I don't think you're supposed to cover the hole permanently like that. You should be able to get to the dealership with it hissing...unless you're dealership is 100 miles away. I drove mine like that 5 miles home at night and 10 miles to the dealership the next day and didn't notice any performance issues.


----------



## cufarmer (Oct 16, 2014)

If it is the PCV, which it certainly sounds like it could be, then you want it fixed quickly (for your own safety).

If warranty is up, part (valve cover?) is $67 from dealer and easy to replace with a 8.5mm torx socket, and one additional socket for coil pack. 

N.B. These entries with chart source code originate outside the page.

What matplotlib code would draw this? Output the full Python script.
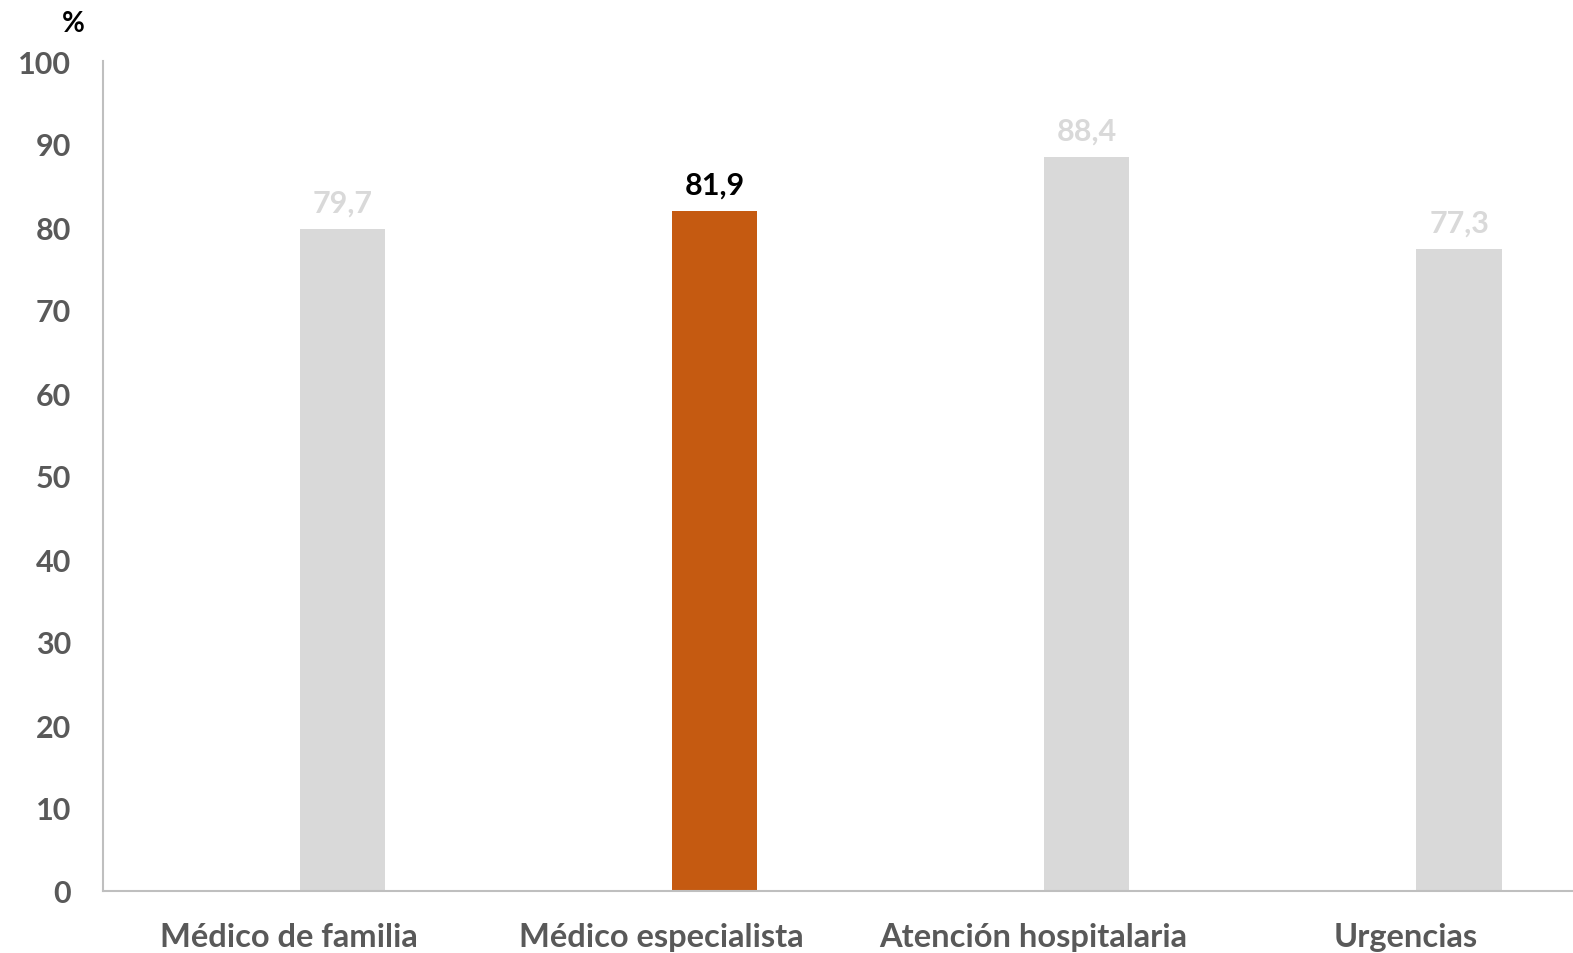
import numpy as np
import matplotlib.pyplot as plt

# datos
categorias = ['Médico de familia', 'Médico especialista', 'Atención hospitalaria', 'Urgencias']
valores = [79.7, 81.9, 88.4, 77.3]
destacado = 1
ticks_y = [0, 10, 20, 30, 40, 50, 60, 70, 80, 90, 100]

gris = '#d9d9d9'
naranja = '#c55a11'
texto = '#595959'

plt.rcParams['font.family'] = ['Lato', 'DejaVu Sans']

fig = plt.figure(figsize=(15.73, 9.54), dpi=100)
# los ejes se salen un poco por la derecha, como en el original recortado
ax = fig.add_axes([103 / 1573, 62 / 954, 1489 / 1573, 830 / 954])

x = np.arange(len(categorias))
desplaz = 0.143
colores = [naranja if i == destacado else gris for i in range(len(valores))]
barras = ax.bar(x + desplaz, valores, width=0.229, color=colores)

for i, (b, v) in enumerate(zip(barras, valores)):
    col = 'black' if i == destacado else gris
    ax.annotate(f'{v:.1f}'.replace('.', ','), (b.get_x() + b.get_width() / 2, v),
                xytext=(0, 9), textcoords='offset points', ha='center', va='bottom',
                fontsize=22, fontweight='bold', color=col)

ax.set_xlim(-0.5, 3.5)
ax.set_ylim(0, 100)
ax.set_yticks(ticks_y)
ax.set_xticks(x)
ax.set_xticklabels(categorias)
ax.tick_params(axis='y', length=0, pad=23, labelsize=22, labelcolor=texto)
ax.tick_params(axis='x', length=0, pad=22, labelsize=23.5, labelcolor=texto)
for t in ax.get_xticklabels() + ax.get_yticklabels():
    t.set_fontweight('bold')

for s in ['top', 'right']:
    ax.spines[s].set_visible(False)
for s in ['left', 'bottom']:
    ax.spines[s].set_color('#bfbfbf')
    ax.spines[s].set_linewidth(1.5)

fig.text(73 / 1573, 1 - 24 / 954, '%', ha='center', va='center',
         fontsize=20, fontweight='bold', color='black')

fig.savefig('out.png', dpi=100)
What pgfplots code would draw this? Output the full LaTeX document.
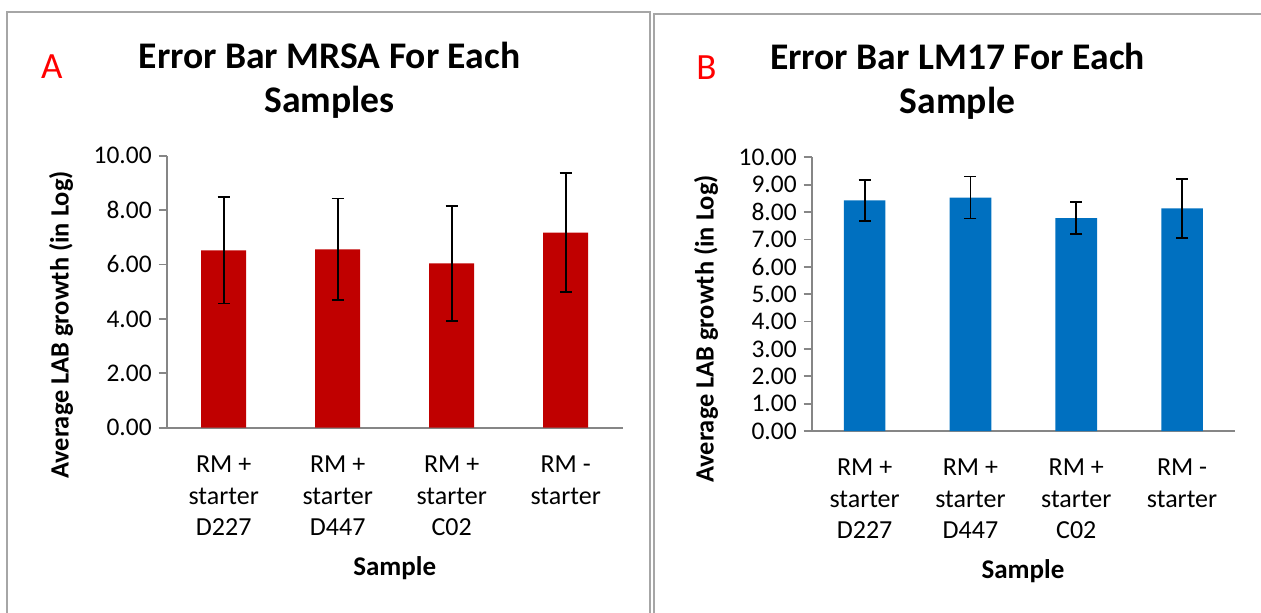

Took all of 1 hour to perform work.


----------



## obermd (Mar 3, 2012)

The PCV valve is covered under the power train 5 year/100,000 mile warranty.


----------



## cufarmer (Oct 16, 2014)

> 2012 ECO MT - Black Granite/Cloth; 814 mile range; Bluetooth Stereo AUX; OEM Fogs w/Chrome Covers; GM Spare tire; VG Shark Fin
> 2010 Mit Lancer GT MT (traded for ECO @31K miles)
> 2002 Pont Montana AWD (traded for 2012 LS @182K miles)
> 1990 Pont Transport (traded for Montana @240K miles)
> ...


obermb, I am ashamed of the volume of vehicles I have owned, as my primary, in the last 26 years :-o

Edit: I will start a new thread..


----------



## jblackburn (Apr 14, 2012)

The vent is there as a failsafe for when the disc ruptures and the car is unable to vent PCV system pressure through the valve cover/turbo intake hose. Blocking off the PCV valve forces the crankcase pressure out elsewhere when the turbo spools up.


----------



## CruzeEcoBlueTopaz (Jan 5, 2012)

I drove 150 miles with my valve cover leaking air without any problems.


----------